A classic gratin with a funky, fermented twist
Celebrating the best of seasonal, cold-weather food, this is a classic gratin with a funky, fermented twist. We’ve used a mix of celeriac, squash and potato, but feel free to mix it up a bit—beetroot is fun but a little lurid!
300ml double cream
75ml whole milk
1 garlic clove, peeled and finely minced
½ tsp fine salt
Around ⅓ of a whole nutmeg
500g large floury potatoes, peeled and rinsed
300g squash, trimmed and peeled
300g celeriac, trimmed, peeled and rinsed
1 x 375g jar Eaten Alive classic spicy kimchi
75g aged emmenthal, gruyère or comté, finely grated
Heat the oven to 170C. Combine the cream, milk, crushed garlic and salt in a small saucepan.
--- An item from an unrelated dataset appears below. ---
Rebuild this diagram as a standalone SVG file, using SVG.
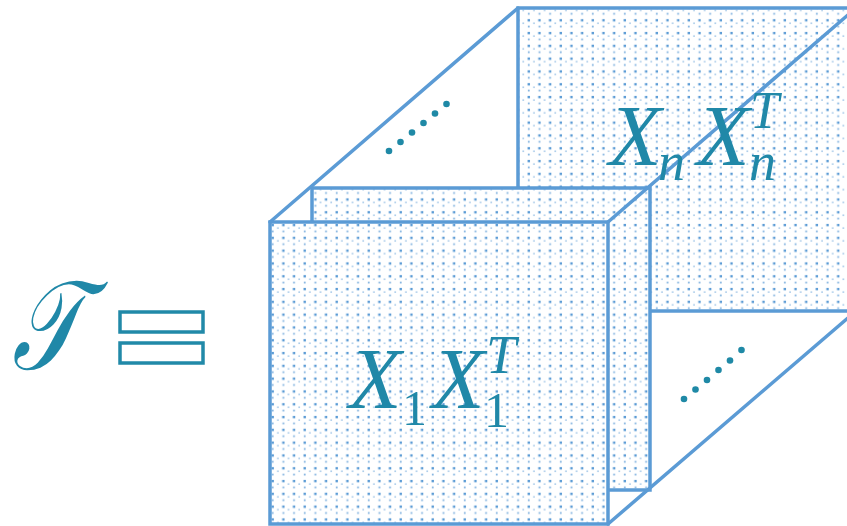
<svg xmlns="http://www.w3.org/2000/svg" width="847" height="526" viewBox="0 0 847 526">
  <defs>
    <pattern id="dots" patternUnits="userSpaceOnUse" x="270" y="222" width="10.67" height="12.8">
      <rect width="10.67" height="12.8" fill="#ffffff"/>
      <rect x="1.5" y="1.9" width="2.4" height="2.4" fill="#5b9bd5"/>
      <rect x="1.8" y="8.5" width="1.8" height="1.8" fill="#5b9bd5" opacity="0.75"/>
      <rect x="7.1" y="5.3" width="1.6" height="1.6" fill="#5b9bd5" opacity="0.55"/>
    </pattern>
    <style>
      .panel { fill: url(#dots); stroke: #5b9bd5; stroke-width: 3.5; }
      .edge { fill: none; stroke: #5b9bd5; stroke-width: 3.5; stroke-linecap: round; }
      .math { font-family: "Liberation Serif", "DejaVu Serif", serif; font-style: italic; fill: #2088a8; }
      .num { font-family: "Liberation Serif", "DejaVu Serif", serif; fill: #2088a8; }
      .dot { fill: #1f89a6; }
      .eq { fill: #ffffff; stroke: #2189a8; stroke-width: 3.5; }
    </style>
  </defs>

  <g id="lhs">
    <text class="math" x="0" y="0" font-size="120" transform="translate(12,369) scale(0.76,1.05)">𝒯</text>
    <rect class="eq" x="120" y="312" width="83" height="20"/>
    <rect class="eq" x="120" y="343" width="83" height="20"/>
  </g>

  <g id="back-panel">
    <rect class="panel" x="518" y="8" width="338" height="303"/>
  </g>

  <g id="middle-panel">
    <rect class="panel" x="312" y="188" width="338" height="302"/>
  </g>

  <g id="connectors">
    <line class="edge" x1="518" y1="8" x2="270" y2="222"/>
    <line class="edge" x1="856" y1="8" x2="608" y2="222"/>
    <line class="edge" x1="856" y1="311" x2="608" y2="524"/>
  </g>

  <g id="front-panel">
    <rect class="panel" x="270" y="222" width="338" height="302"/>
  </g>

  <g id="label-n">
    <text class="math" x="609" y="165" font-size="86">X</text>
    <text class="math" x="658" y="180" font-size="54">n</text>
    <text class="math" x="697" y="165" font-size="86">X</text>
    <text class="math" x="750" y="128" font-size="52">T</text>
    <text class="math" x="749" y="180" font-size="54">n</text>
  </g>

  <g id="label-1">
    <text class="math" x="349" y="408" font-size="86">X</text>
    <text class="num" x="402" y="425" font-size="50">1</text>
    <text class="math" x="432" y="408" font-size="86">X</text>
    <text class="math" x="486" y="373" font-size="54">T</text>
    <text class="num" x="484" y="427" font-size="50">1</text>
  </g>

  <g id="ellipsis-top">
    <circle class="dot" cx="389" cy="151" r="3.3"/>
    <circle class="dot" cx="400.5" cy="142" r="3.3"/>
    <circle class="dot" cx="412" cy="132.5" r="3.3"/>
    <circle class="dot" cx="423.5" cy="123" r="3.3"/>
    <circle class="dot" cx="435" cy="113.5" r="3.3"/>
    <circle class="dot" cx="446.5" cy="104" r="3.3"/>
  </g>

  <g id="ellipsis-bottom">
    <circle class="dot" cx="684" cy="399" r="3.3"/>
    <circle class="dot" cx="695.5" cy="389.5" r="3.3"/>
    <circle class="dot" cx="707" cy="380" r="3.3"/>
    <circle class="dot" cx="718.5" cy="370" r="3.3"/>
    <circle class="dot" cx="730" cy="360.5" r="3.3"/>
    <circle class="dot" cx="741.5" cy="350" r="3.3"/>
  </g>
</svg>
Using a microplane, grate a generous amount of nutmeg (around ⅓ of a whole nutmeg) into the cream mixture. Place the saucepan over a medium-low heat and warm until almost boiling, stirring regularly. Remove from the heat, set to one side and allow to infuse for 10 mins.
While the cream mixture is infusing, slice the potatoes, squash and celeriac as finely as possible, ideally using a mandolin with a safety guard. Drain the kimchi, reserving the brine. Add 50ml of the reserved kimchi brine to the cream mixture and stir well.
Take a deep baking dish large enough to hold all of the ingredients and grease the edges generously with the butter.
Now, assemble. Layer the sliced vegetables and kimchi into the dish—the kimchi should be added after every 2 layers of vegetables so that it is spread evenly throughout. Pour over the cream mixture—the vegetables should be just submerged and reasonably compact, rather than swimming.
Cover with foil and bake for 50 mins. After 50 mins, remove the foil, scatter the grated cheese over the gratin and bake for a further 15 mins, until golden and bubbling. Allow to stand for 5 mins before serving.